The discussion sessions and readings equip participants with the analytical techniques necessary for the semantic, rhetorical, semiotic, narrative, and communicative analysis of written texts, the built environment, and other kinds of meaningful material objects. They also learn the basic techniques of analyzing images, including photographs and other still representations, and how to apply these same techniques to moving images, in particular cinema, television, digital social media, and other aspects of popular and commercial cultures.

In workshop sessions, participants can use their newly acquired methodological tools to examine and analyze a wide range of materials, incl. five selected Hollywood films (cf. Discourse and Visual Analysis II), which deal dramatically with boundary line-drawing and the exercise of political power through discourses of certainty. The films also interrogate memory and identity as necessary constituents of a knowing subject in relation to objects that can be known through 'reading' and interpretation.

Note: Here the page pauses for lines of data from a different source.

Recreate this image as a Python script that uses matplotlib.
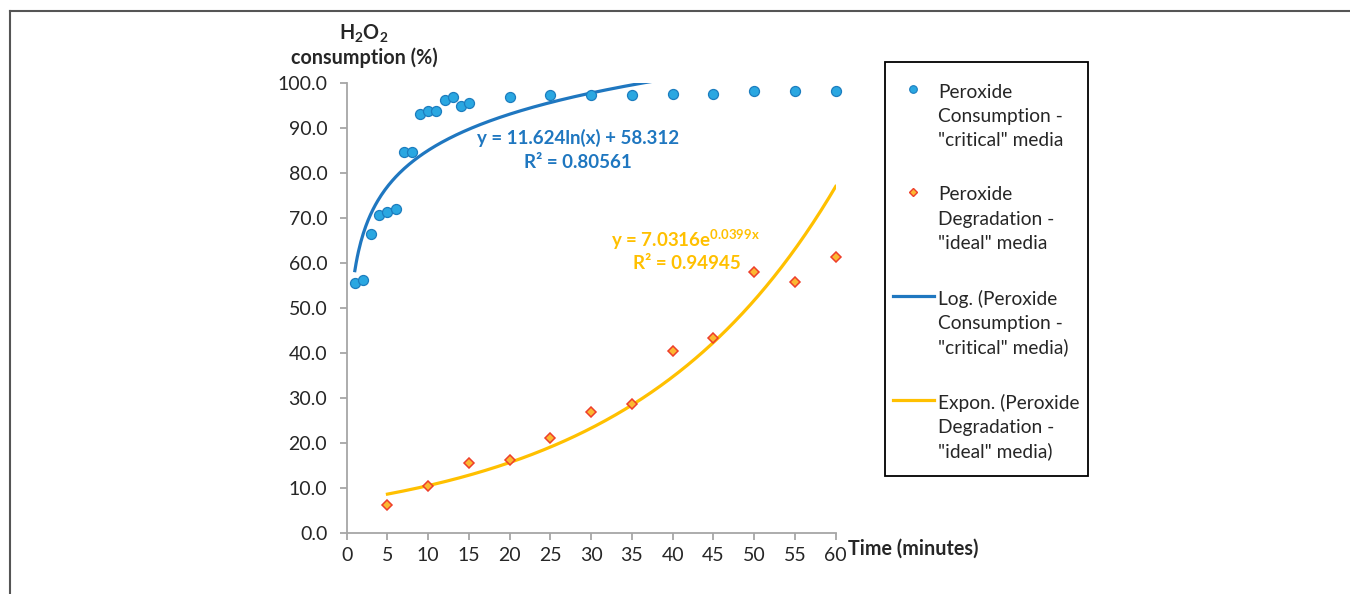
import numpy as np
import matplotlib
matplotlib.use("Agg")
import matplotlib.pyplot as plt
from matplotlib.lines import Line2D
from matplotlib.patches import Rectangle

plt.rcParams['font.family'] = ['Lato', 'DejaVu Sans']
plt.rcParams['mathtext.fontset'] = 'custom'
plt.rcParams['mathtext.rm'] = 'Lato'
plt.rcParams['mathtext.bf'] = 'Lato:bold'

# ---- data ----
crit_time = [1, 2, 3, 4, 5, 6, 7, 8, 9, 10, 11, 12, 13, 14, 15, 20, 25, 30, 35, 40, 45, 50, 55, 60]
crit_cons = [55.5, 56.2, 66.4, 70.8, 71.4, 72.1, 84.8, 84.8, 93.1, 93.8, 93.8, 96.3, 97.0, 94.9,
             95.6, 97.0, 97.5, 97.5, 97.5, 97.6, 97.6, 98.2, 98.2, 98.2]
ideal_time = [5, 10, 15, 20, 25, 30, 35, 40, 45, 50, 55, 60]
ideal_deg = [6.1, 10.4, 15.4, 16.1, 21.1, 26.8, 28.6, 40.5, 43.3, 58.1, 55.7, 61.3]

# trendline coefficients as displayed on the chart
log_a, log_b = 11.624, 58.312
exp_a, exp_b = 7.0316, 0.0399

x_ticks = list(range(0, 61, 5))
y_ticks = list(range(0, 101, 10))

legend_labels = [
    ['Peroxide', 'Consumption -', '"critical" media'],
    ['Peroxide', 'Degradation -', '"ideal" media'],
    ['Log. (Peroxide', 'Consumption -', '"critical" media)'],
    ['Expon. (Peroxide', 'Degradation -', '"ideal" media)'],
]

blue_fill = '#2AA7E1'
blue_edge = '#1C7DBF'
blue_line = '#1F77C0'
orange_fill = '#FBB832'
orange_edge = '#EE3E2A'
yellow_line = '#FFC000'
grey = '#A6A6A6'
text_col = '#262626'

W, H = 1350, 594
fig = plt.figure(figsize=(W / 100, H / 100), dpi=100)
ax = fig.add_axes([346.7 / W, 1 - 532.7 / H, (835.7 - 346.7) / W, (532.7 - 83.3) / H])

xl = np.linspace(min(crit_time), max(crit_time), 400)
ax.plot(xl, log_a * np.log(xl) + log_b, color=blue_line, lw=2.3, zorder=2)
xe = np.linspace(min(ideal_time), max(ideal_time), 400)
ax.plot(xe, exp_a * np.exp(exp_b * xe), color=yellow_line, lw=2.3, zorder=2)

ax.plot(crit_time, crit_cons, 'o', ms=7.2, mfc=blue_fill, mec=blue_edge, mew=0.9,
        clip_on=False, zorder=3)
ax.plot(ideal_time, ideal_deg, 'D', ms=5.4, mfc=orange_fill, mec=orange_edge, mew=1.1,
        clip_on=False, zorder=3)

ax.set_xlim(0, 60)
ax.set_ylim(0, 100)
ax.set_xticks(x_ticks)
ax.set_yticks(y_ticks)
ax.set_yticklabels([f"{v:.1f}" for v in y_ticks])
for s in ['top', 'right']:
    ax.spines[s].set_visible(False)
for s in ['left', 'bottom']:
    ax.spines[s].set_color(grey)
    ax.spines[s].set_linewidth(1.3)
ax.tick_params(axis='both', colors=grey, length=5, width=1.3, labelsize=14,
               labelcolor=text_col, direction='out')
ax.tick_params(axis='y', pad=9)
ax.tick_params(axis='x', pad=5)

# equations
EQ = 13.5
ax.text(28.4, 87.8, "y = 11.624ln(x) + 58.312", color=blue_line, fontsize=EQ,
        fontweight='bold', ha='center', va='center')
ax.text(28.4, 82.4, "R² = 0.80561", color=blue_line, fontsize=EQ,
        fontweight='bold', ha='center', va='center')
ax.text(41.6, 65.3, r"y = 7.0316e$^{\mathbf{0.0399x}}$", color=yellow_line, fontsize=EQ,
        fontweight='bold', ha='center', va='center')
ax.text(41.8, 60.0, "R² = 0.94945", color=yellow_line, fontsize=EQ,
        fontweight='bold', ha='center', va='center')

# axis titles
AT = 14.2
fig.text(364 / W, 1 - 34 / H, r"H$_\mathbf{2}$O$_\mathbf{2}$", fontsize=AT,
         fontweight='bold', color=text_col, ha='center', va='center')
fig.text(364 / W, 1 - 58 / H, "consumption (%)", fontsize=AT,
         fontweight='bold', color=text_col, ha='center', va='center')
fig.text(848 / W, 1 - 549 / H, "Time (minutes)", fontsize=AT,
         fontweight='bold', color=text_col, ha='left', va='center')

# legend (drawn manually to match the reference layout)
LF = 13.8
entry_top = [92, 195, 299, 403]
line_gap = 24.2
for i, lines in enumerate(legend_labels):
    for j, s in enumerate(lines):
        fig.text(938 / W, 1 - (entry_top[i] + j * line_gap) / H, s, fontsize=LF,
                 color=text_col, ha='left', va='center')
hy = [e - 3 for e in entry_top]
fig.add_artist(Line2D([913 / W], [1 - hy[0] / H], ls='none', marker='o', ms=5.5,
                      mfc=blue_fill, mec=blue_edge, mew=0.8))
fig.add_artist(Line2D([913 / W], [1 - hy[1] / H], ls='none', marker='D', ms=4.2,
                      mfc=orange_fill, mec=orange_edge, mew=1.0))
fig.add_artist(Line2D([893 / W, 934 / W], [1 - hy[2] / H] * 2, color=blue_line, lw=2.3))
fig.add_artist(Line2D([893 / W, 934 / W], [1 - hy[3] / H] * 2, color=yellow_line, lw=2.3))
fig.add_artist(Rectangle((885 / W, 1 - 476 / H), (1088 - 885) / W, (476 - 62) / H,
                         transform=fig.transFigure, fill=False, edgecolor='black', lw=1.3))

# figure border lines (top and left)
fig.add_artist(Line2D([10 / W, 1], [1 - 11 / H, 1 - 11 / H], color='#555555', lw=1.5))
fig.add_artist(Line2D([10 / W, 10 / W], [0, 1 - 11 / H], color='#555555', lw=1.5))

fig.savefig('out.png', dpi=100, facecolor='white')
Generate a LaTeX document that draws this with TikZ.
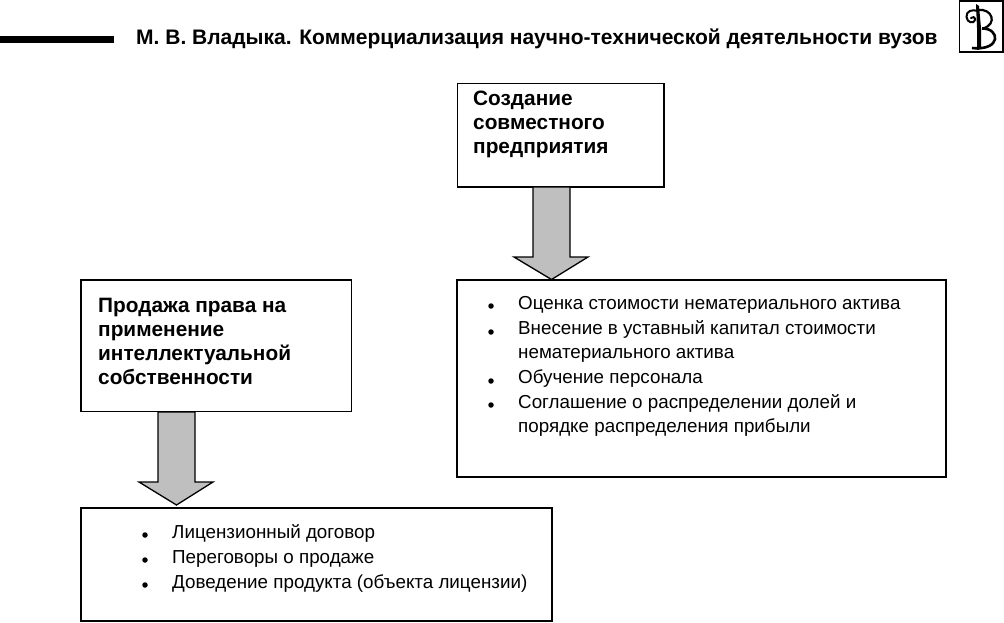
\documentclass[tikz,border=0pt]{standalone}
\usepackage{fontspec}
\setmainfont{Liberation Sans}
\tikzset{
 px/.style={x=1pt,y=-1pt},
 boxs/.style={draw=black,line width=1.4pt,fill=white},
 head/.style={font=\bfseries\fontsize{20.8}{24}\selectfont,anchor=north west,align=left,inner sep=0pt},
 item/.style={font=\fontsize{18.8}{24}\selectfont,anchor=base west,inner sep=0pt},
 dot/.style={circle,fill=black,inner sep=0pt,minimum size=5.5pt},
 fat/.style={draw=black,line width=1.3pt,fill=black!25,line join=miter},
}
\begin{document}
\begin{tikzpicture}[px]
\useasboundingbox (0,0) rectangle (1004,622);
\fill[white] (0,0) rectangle (1004,622);
\fill[black] (0,36) rectangle (114,43);
\node[font=\bfseries\fontsize{21}{24}\selectfont,anchor=base west,inner sep=0pt] (title) at (136,44) {М. В. Владыка. Коммерциализация научно-технической деятельности вузов};
\draw[line width=1.2pt] (959.5,1) rectangle (1003,52);
% ornament letter
\draw[line width=2pt,line cap=round] (978,11) .. controls (972,9) and (966,11) .. (966.5,17) .. controls (967,23) and (974,24) .. (975,20) .. controls (975.5,17) and (972,16) .. (971,18);
\fill (976,4) -- (979,6) -- (981,28) -- (981,49) -- (977,50) -- (977,28) -- cycle;
\draw[line width=2.2pt] (978,10) .. controls (992,8) and (998,24) .. (983,28.5);
\draw[line width=2.6pt] (982,28.5) .. controls (1000,28) and (1002,51) .. (972,48);
\node[boxs,minimum width=206.5pt,minimum height=103.5pt,anchor=north west,outer sep=0pt] (b1) at (457.5,83.5) {};
\node[head] (t1) at (473,91) {Создание\\совместного\\предприятия};
\node[boxs,minimum width=270.5pt,minimum height=131.5pt,anchor=north west,outer sep=0pt] (b2) at (81,280) {};
\node[head] (t2) at (98,298) {Продажа права на\\применение\\интеллектуальной\\собственности};
\node[boxs,minimum width=489pt,minimum height=197pt,anchor=north west,outer sep=0pt] (b3) at (457,280) {};
\node[boxs,minimum width=471pt,minimum height=113pt,anchor=north west,outer sep=0pt] (b4) at (81,508) {};
\draw[fat] (533,187) -- (570,187) -- (570,257) -- (588,257) -- (551.5,279.5) -- (514,257) -- (533,257) -- cycle;
\draw[fat] (158,412) -- (195,412) -- (195,482) -- (213,482) -- (176.5,505) -- (139,482) -- (158,482) -- cycle;
\foreach \n/\y/\s in {a/309/Оценка стоимости нематериального актива,
 b/334/Внесение в уставный капитал стоимости,
 c/358/нематериального актива,
 d/383/Обучение персонала,
 e/408/Соглашение о распределении долей и,
 f/432/порядке распределения прибыли}
  \node[item] (r\n) at (518,\y) {\s};
\foreach \n/\y in {a/306,b/332,d/381,e/405}
  \node[dot] (dr\n) at (491,\y) {};
\foreach \n/\y/\s in {a/538/Лицензионный договор,b/563/Переговоры о продаже,c/588/Доведение продукта (объекта лицензии)}{
  \node[item] (l\n) at (172,\y) {\s};
  \node[dot] (dl\n) at (145,\y-3) {};
}
\end{tikzpicture}
\end{document}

Upon completion of this course, participants will be familiar with:

  • Structuralism and post-structuralism

  • Non-referential theories of meaning and meaning-making

  • Psychoanalytic projection and hermeneutic interpretation

  • Phenomenology and experiential/cinematic concepts of time

  • Critical discourse analysis (CDA) and ideology-critique

  • Positivist and interpretive methods


This course is of interest to social scientists as well as participants with a broader, policy-related background.


Prerequisites

There are no prerequisites for this course.


Requirements

Participants are expected to bring a WiFi-enabled laptop computer. Access to data, temporary licenses for the course software, and installation support will be provided by the Methods School.


Core Readings

Banks, Marcus, and David Zeitlyn. 2015. Visual Methods in Social Research. 2nd edition. Thousand Oaks, CA: Sage Publications.

Howarth, David. 2000. Discourse. Philadelphia, PA: Open University Press.

Howells, Richard, and Joaquim Negreiros. 2012. Visual Culture. 2nd edition. Malden, MA: Polity.

Chandler, Daniel. 2007. Semiotics: The Basics. 2nd edition. New York, NY: Routledge.

Martin, James. 2013. Politics and Rhetoric: A Critical Introduction. New York, NY: Routledge.


Suggested Readings

Belsey, Catherine. 2002. Poststructuralism: A Very Short Introduction. Oxford: Oxford University Press.

Butler, Christopher. 2003. Postmodernism: A Very Short Introduction. Oxford: Oxford University Press.

Critchley, Simon. 2001. Continental Philosophy: A Very Short Introduction. Oxford: Oxford University Press.

Zimmerman, Jens. 2015. Hermeneutics: A Very Short Introduction. Oxford: Oxford University Press.